According to Bytedance, the upgraded TikTok app incorporates the most popular elements of both TikTok and Musical.ly apps. It includes a feed that highlights content from a users’ community and features a personalized video recommendations based on viewing preferences.

“Combining musical.ly and TikTok is a natural fit given the shared mission of both experiences — to create a community where everyone can be a creator,” Alex Zhu, co-founder of Musical.ly and senior VP of TikTok, said in a statement.

Bytedance said TikTok will launch a series of new creator programs to provide technical support, performance insights and guidance on growth strategy.
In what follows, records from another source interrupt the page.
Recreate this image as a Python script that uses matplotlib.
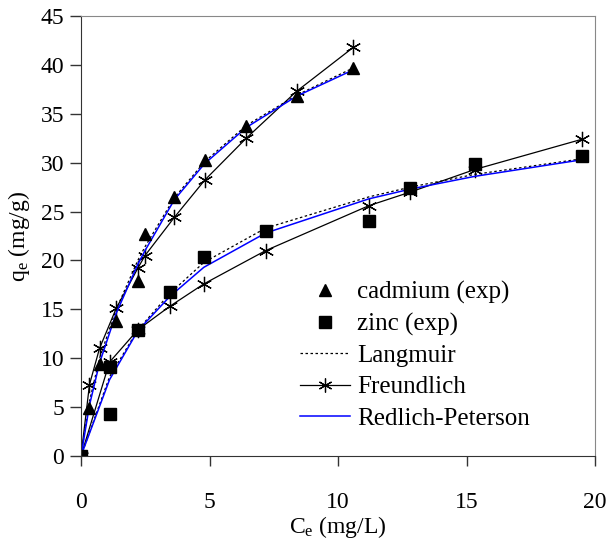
import matplotlib
matplotlib.use('Agg')
import matplotlib.pyplot as plt
from matplotlib.lines import Line2D

plt.rcParams['font.family'] = ['Liberation Serif', 'DejaVu Serif']
plt.rcParams['mathtext.fontset'] = 'custom'
plt.rcParams['mathtext.rm'] = 'Liberation Serif'

# cadmium: experimental points and model fits (same Ce values)
cd_ce = [0, 0.33, 0.72, 1.37, 2.21, 2.49, 3.63, 4.81, 6.43, 8.39, 10.6]
cd_exp = [0, 4.9, 9.4, 13.8, 17.9, 22.7, 26.5, 30.3, 33.7, 36.8, 39.7]
cd_lang = [0, 5.6, 10.0, 15.0, 20.0, 21.4, 26.4, 30.1, 33.8, 36.9, 39.7]
cd_freu = [0, 7.3, 11.0, 15.1, 19.2, 20.5, 24.4, 28.2, 32.5, 37.3, 41.8]
cd_rp = [0, 5.2, 9.5, 14.6, 19.6, 21.0, 26.2, 29.9, 33.6, 36.8, 39.5]

# zinc: experimental points
zn_ce = [0, 1.11, 1.11, 2.21, 3.45, 4.78, 7.18, 11.2, 12.82, 15.32, 19.5]
zn_exp = [0, 4.3, 9.1, 12.9, 16.8, 20.4, 23.0, 24.0, 27.4, 29.9, 30.7]
# zinc: model fits
zn_ce_fit = [0, 1.11, 2.21, 3.45, 4.78, 7.18, 11.2, 12.82, 15.32, 19.5]
zn_lang = [0, 8.1, 12.9, 16.6, 19.8, 23.3, 26.5, 27.5, 28.8, 30.4]
zn_freu = [0, 9.6, 12.9, 15.3, 17.6, 21.0, 25.6, 27.0, 29.3, 32.4]
zn_rp = [0, 7.8, 12.8, 16.3, 19.3, 22.8, 26.3, 27.3, 28.6, 30.3]

fs = 17
star = (6, 2, 0)

fig = plt.figure(figsize=(6.09, 5.50), dpi=100)
ax = fig.add_axes([81/609, 94/550, 514/609, 440/550])

for ce, lang in [(cd_ce, cd_lang), (zn_ce_fit, zn_lang)]:
    ax.plot(ce, lang, color='black', lw=0.9, ls=(0, (2, 2)))
for ce, freu in [(cd_ce, cd_freu), (zn_ce_fit, zn_freu)]:
    ax.plot(ce, freu, color='black', lw=0.9, marker=star, ms=11, mew=0.9)
for ce, rp in [(cd_ce, cd_rp), (zn_ce_fit, zn_rp)]:
    ax.plot(ce, rp, color='#0000ff', lw=1.1)

ax.plot(cd_ce, cd_exp, ls='none', marker='^', ms=9, color='black')
ax.plot(zn_ce, zn_exp, ls='none', marker='s', ms=8, color='black')

ax.set_xlim(0, 20)
ax.set_ylim(0, 45)
ax.set_xticks([0, 5, 10, 15, 20])
ax.set_yticks(range(0, 50, 5))
ax.tick_params(axis='x', direction='out', length=7, width=1, pad=19, labelsize=fs, color='#333333')
ax.tick_params(axis='y', direction='out', length=8, width=1, pad=4, labelsize=fs, color='#333333')
for s in ['left', 'bottom']:
    ax.spines[s].set_color('#333333')
for s in ['top', 'right']:
    ax.spines[s].set_color('#888888')

ax.set_xlabel(r'$\mathregular{C_e}$ (mg/L)', fontsize=fs, labelpad=1)
ax.set_ylabel(r'$\mathregular{q_e}$ (mg/g)', fontsize=fs, labelpad=6)

handles = [
    Line2D([], [], ls='none', marker='^', ms=9, color='black'),
    Line2D([], [], ls='none', marker='s', ms=8, color='black'),
    Line2D([], [], color='black', lw=0.9, ls=(0, (2, 2))),
    Line2D([], [], color='black', lw=0.9, marker=star, ms=10, mew=0.9),
    Line2D([], [], color='#0000ff', lw=1.1),
]
labels = ['cadmium (exp)', 'zinc (exp)', 'Langmuir', 'Freundlich', 'Redlich-Peterson']
ax.legend(handles, labels, frameon=False, fontsize=18, loc='upper left',
          bbox_to_anchor=(300/609, 1 - 281/550), bbox_transform=fig.transFigure,
          handlelength=2.0, handletextpad=0.28, labelspacing=0.35, borderpad=0,
          borderaxespad=0)

fig.savefig('out.png', dpi=100)
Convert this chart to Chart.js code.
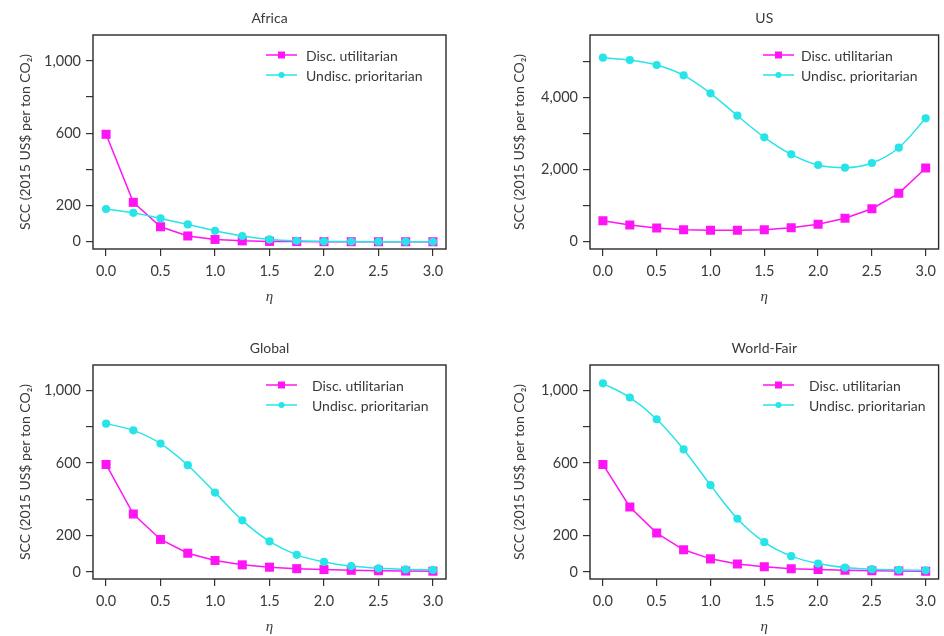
<!DOCTYPE html>
<html>
<head>
<meta charset="utf-8">
<script src="https://cdn.jsdelivr.net/npm/chart.js@4"></script>
<style>
  html, body { margin: 0; padding: 0; background: #fff; overflow: hidden; }
  body { width: 944px; height: 636px; position: relative; }
  .panel { position: absolute; height: 318px; }
</style>
</head>
<body>
<div class="panel" style="left:0;top:0;width:460px"><canvas id="africa"></canvas></div>
<div class="panel" style="left:497px;top:0;width:448px"><canvas id="us"></canvas></div>
<div class="panel" style="left:0;top:330px;width:460px"><canvas id="global"></canvas></div>
<div class="panel" style="left:497px;top:330px;width:448px"><canvas id="fair"></canvas></div>
<script>
// eta values along the x axis
const eta = [0, 0.25, 0.5, 0.75, 1.0, 1.25, 1.5, 1.75, 2.0, 2.25, 2.5, 2.75, 3.0];
const xTicks = [0, 0.5, 1.0, 1.5, 2.0, 2.5, 3.0];
const seriesNames = ["Disc. utilitarian", "Undisc. prioritarian"];

const africaDisc = [594, 218, 83, 32, 13, 5, 2, 1, 0.5, 0.3, 0.2, 0.1, 0.1];
const africaUndisc = [181, 160, 129, 96, 61, 32, 13, 5, 2, 1, 0.5, 0.3, 0.2];

const usDisc = [582, 463, 380, 332, 316, 316, 332, 388, 482, 648, 914, 1341, 2042];
const usUndisc = [5097, 5033, 4895, 4609, 4111, 3490, 2892, 2421, 2125, 2050, 2180, 2604, 3418];

const globalDisc = [592, 319, 179, 103, 63, 39, 26, 18, 13, 9, 7, 5, 4];
const globalUndisc = [817, 780, 707, 588, 437, 284, 168, 94, 55, 32, 20, 14, 11];

const fairDisc = [592, 358, 214, 122, 72, 44, 28, 18, 13, 9, 7, 5, 4];
const fairUndisc = [1039, 961, 841, 675, 478, 293, 164, 87, 46, 24, 15, 11, 9];

const smallTicks = [0, 200, 400, 600, 800, 1000];
const smallLabels = ["0", "200", "", "600", "", "1,000"];
const usTicks = [0, 1000, 2000, 3000, 4000, 5000];
const usLabels = ["0", "", "2,000", "", "4,000", ""];

const MAGENTA = "#ff14f5";
const CYAN = "#27e4e8";
const INK = "#3a3a3a";

function toPoints(values) {
    return values.map((v, i) => ({ x: eta[i], y: v }));
}

// box around the plot plus a legend drawn inside the plot area
const frameLegend = {
    id: "frameLegend",
    afterDatasetsDraw(chart, args, opts) {
        const ctx = chart.ctx;
        const a = chart.chartArea;
        ctx.save();
        ctx.strokeStyle = "#2a2a2a";
        ctx.lineWidth = 1.4;
        ctx.strokeRect(a.left, a.top, a.right - a.left, a.bottom - a.top);

        ctx.font = "14px Lato";
        ctx.textBaseline = "middle";
        const x0 = a.left + 173;
        chart.data.datasets.forEach((ds, i) => {
            const y = a.top + 20 + i * 20;
            ctx.strokeStyle = ds.borderColor;
            ctx.fillStyle = ds.borderColor;
            ctx.lineWidth = 1.5;
            ctx.beginPath();
            ctx.moveTo(x0, y);
            ctx.lineTo(x0 + 31, y);
            ctx.stroke();
            if (ds.pointStyle === "rect") {
                ctx.fillRect(x0 + 12, y - 3.5, 7, 7);
            } else {
                ctx.beginPath();
                ctx.arc(x0 + 15.5, y, 3, 0, Math.PI * 2);
                ctx.fill();
            }
            ctx.fillStyle = INK;
            ctx.fillText(ds.label, a.left + opts.textX, y + 1);
        });
        ctx.restore();
    },
};

function makeChart(id, title, disc, undisc, yTicks, yLabels, yMin, yMax, padRight, yTitlePad, textX) {
    return new Chart(document.getElementById(id), {
        type: "line",
        data: {
            datasets: [
                {
                    label: seriesNames[0],
                    data: toPoints(disc),
                    borderColor: MAGENTA,
                    backgroundColor: MAGENTA,
                    pointStyle: "rect",
                    pointRadius: 6.4,
                    pointBorderWidth: 0,
                    borderWidth: 1.5,
                    tension: 0,
                    order: 1,
                },
                {
                    label: seriesNames[1],
                    data: toPoints(undisc),
                    borderColor: CYAN,
                    backgroundColor: CYAN,
                    pointStyle: "circle",
                    pointRadius: 4.1,
                    pointBorderWidth: 0,
                    borderWidth: 1.5,
                    cubicInterpolationMode: "monotone",
                    order: 0,
                },
            ],
        },
        options: {
            responsive: true,
            maintainAspectRatio: false,
            animation: false,
            layout: { padding: { left: 0, right: padRight, top: 0, bottom: 0 } },
            plugins: {
                legend: { display: false },
                tooltip: { enabled: false },
                title: {
                    display: true,
                    text: title,
                    fullSize: false,
                    color: INK,
                    font: { family: "Lato", size: 14, weight: "normal", lineHeight: "16px" },
                    padding: { top: 10, bottom: 9 },
                },
                frameLegend: { textX: textX },
            },
            scales: {
                x: {
                    type: "linear",
                    min: -0.12,
                    max: 3.12,
                    afterBuildTicks: (s) => {
                        s.ticks = xTicks.map((v) => ({ value: v }));
                    },
                    afterFit: (s) => {
                        s.height = 69;
                    },
                    ticks: {
                        callback: (v) => Number(v).toFixed(1),
                        color: INK,
                        font: { family: "Lato", size: 14.5 },
                        padding: 7,
                        maxRotation: 0,
                        autoSkip: false,
                    },
                    grid: { drawOnChartArea: false, tickLength: 7, color: "#333", lineWidth: 1.2 },
                    border: { display: false },
                    title: {
                        display: true,
                        text: "η",
                        color: INK,
                        font: { family: "Liberation Serif", style: "italic", size: 15 },
                        padding: { top: 0, bottom: 12 },
                    },
                },
                y: {
                    min: yMin,
                    max: yMax,
                    afterBuildTicks: (s) => {
                        s.ticks = yTicks.map((v) => ({ value: v }));
                    },
                    afterFit: (s) => {
                        s.width = 93;
                    },
                    ticks: {
                        callback: (v, i) => yLabels[i],
                        color: INK,
                        font: { family: "Lato", size: 14.5 },
                        padding: 5,
                        autoSkip: false,
                    },
                    grid: { drawOnChartArea: false, tickLength: 7, color: "#333", lineWidth: 1.2 },
                    border: { display: false },
                    title: {
                        display: true,
                        text: "SCC (2015 US$ per ton CO₂)",
                        color: INK,
                        font: { family: "Lato", size: 14 },
                        padding: { top: yTitlePad, bottom: 0 },
                    },
                },
            },
        },
        plugins: [frameLegend],
    });
}

makeChart("africa", "Africa", africaDisc, africaUndisc, smallTicks, smallLabels, -40, 1143, 14, 17.5, 213);
makeChart("us", "US", usDisc, usUndisc, usTicks, usLabels, -202, 5726, 2, 14, 211);
makeChart("global", "Global", globalDisc, globalUndisc, smallTicks, smallLabels, -39, 1140, 14, 17.5, 219);
makeChart("fair", "World-Fair", fairDisc, fairUndisc, smallTicks, smallLabels, -39, 1140, 2, 14, 219);
</script>
</body>
</html>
Upcoming features planned for TikTok will include: a “reaction” feature that allows users to react to friends’ videos; enhanced creative tools like interactive gesture filters and “fun-house mirror camera effects”; and greenscreen-like background effects.

Musical.ly’s official Twitter account has purged of all of its previous tweets, and late Wednesday posted just one message: “RIP #Musically.”

TikTok is available via Apple’s App Store and Google Play. Existing musical.ly users will automatically upgrade to TikTok when they update the current app.

TikTok is based in L.A., with offices in London, Tokyo, Seoul, Shanghai, Beijing, Singapore, Jakarta, Mumbai, and Moscow. Musical.ly’s head of North American operations, Alex Hofmann, left the company in January after the Bytedance deal.